D’Ascola: “La giustizia si autolegittima se crea un sistema di consenso”

REGGIO CALABRIA. “La giustizia, per educare, deve essere in grado di determinare un orientamento culturale all’interno della società “. Lo ha detto il presidente della Commissione giustizia del Senato, Nico D’ Ascola, nel corso di un incontro organizzato a Gambarie d’Aspromonte dal Centro sportivo italiano sul tema “La giustizia che educa”. “Ogni ordinamento sezionale nel quale si articola nel suo complesso l’ intero ordinamento giuridico – ha aggiunto – risponde in fondo a regole che sono medesime. La giustizia si autolegittima se crea un sistema di consenso in cui i cittadini devono riconoscersi.
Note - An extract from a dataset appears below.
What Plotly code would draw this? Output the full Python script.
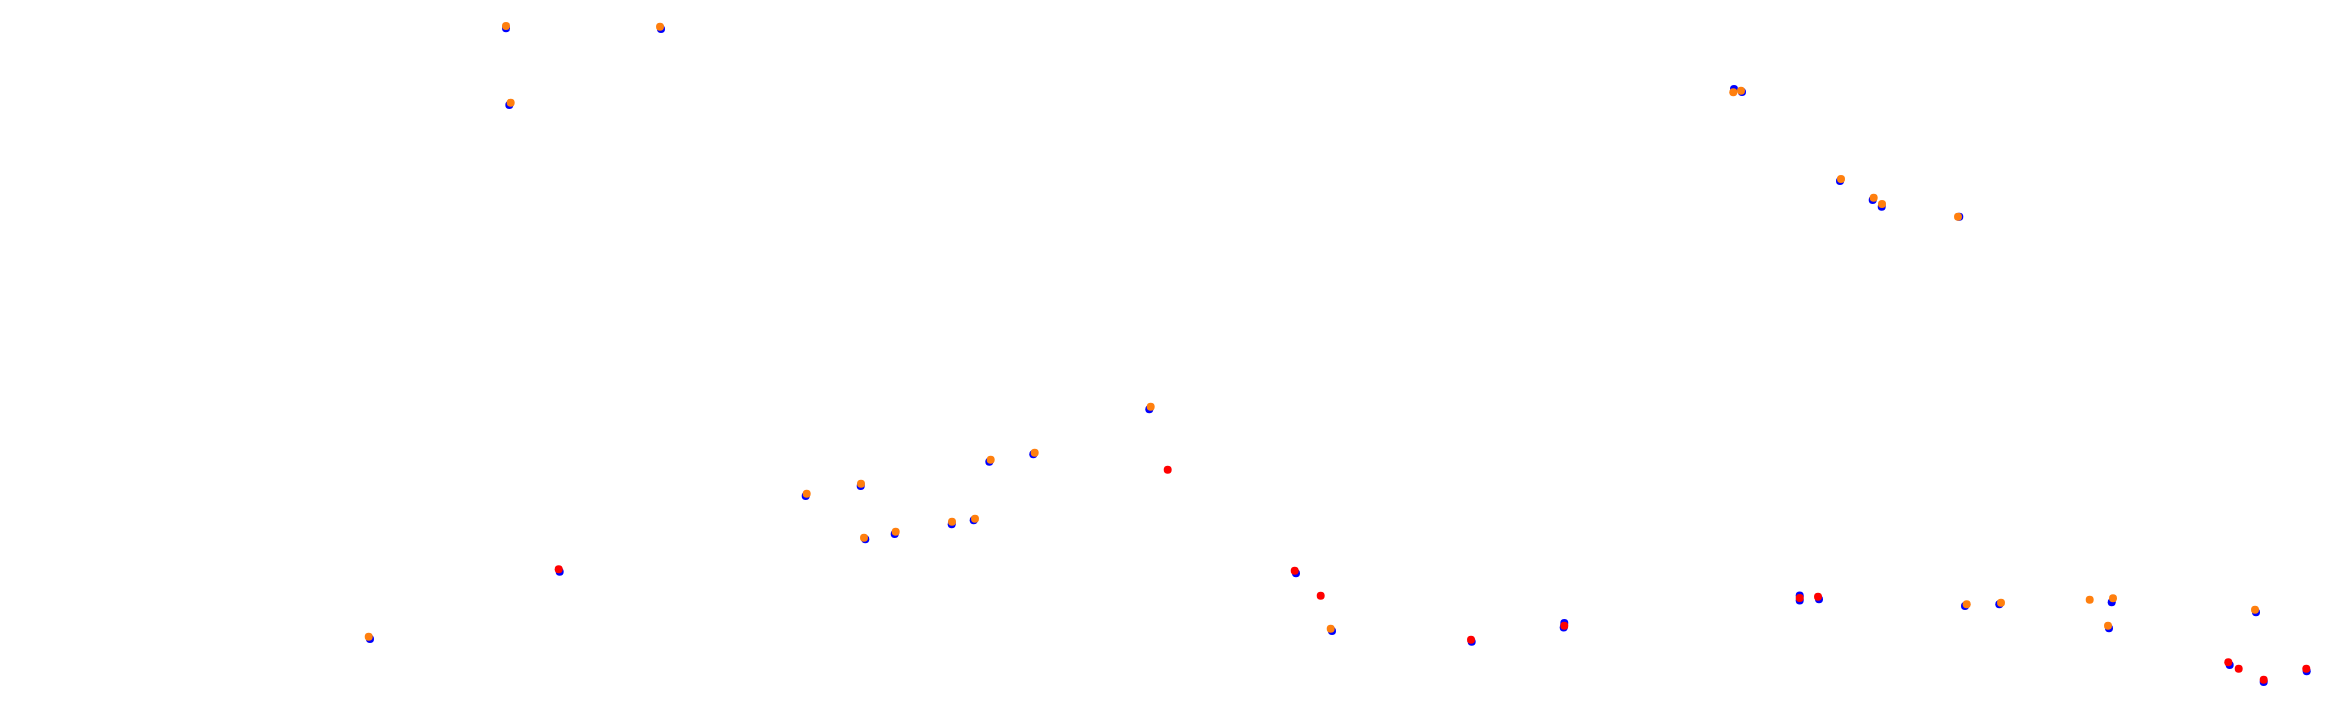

Accettiamo l’ inflizione delle sanzioni attraverso quello che potremmo definire una sorta di contratto sociale. Il cittadino delega a determinate strutture dello Stato la regolamentazione dei conflitti sociali, perché riconosce il valore della istituzione. Una giustizia che educa è una giustizia che riconosca la verità dei fatti. L’ art. 27 della nostra Costituzione fissa il principio di rieducazione. La pena deve tendere alla rieducazione”. Secondo D’Ascola, “la pena non può essere uno strumento soltanto punitivo perché nell’uso di quel predicato ‘tendere’ c’è un’attenuazione del valore della rieducazione, ma certamente un dato è scontato: non si può rieducare un innocente perché subisce l’ inflizione della sanzione come un fatto ingiusto. Il presupposto di questo sistema di adesione e di riconoscimento, e quindi nello stesso tempo di questo orientamento culturale che si basa sul consenso per l’esercizio in concreto della giustizia, è determinato da un bassissimo, tendenzialmente nullo livello di fallibilità della giustizia. Questa è una impostazione astratta del problema”. “La realtà – ha concluso il presidente della Commissione – ci consegna una giustizia che sbaglia inevitabilmente. Il problema è ridurre al minimo gli errori”.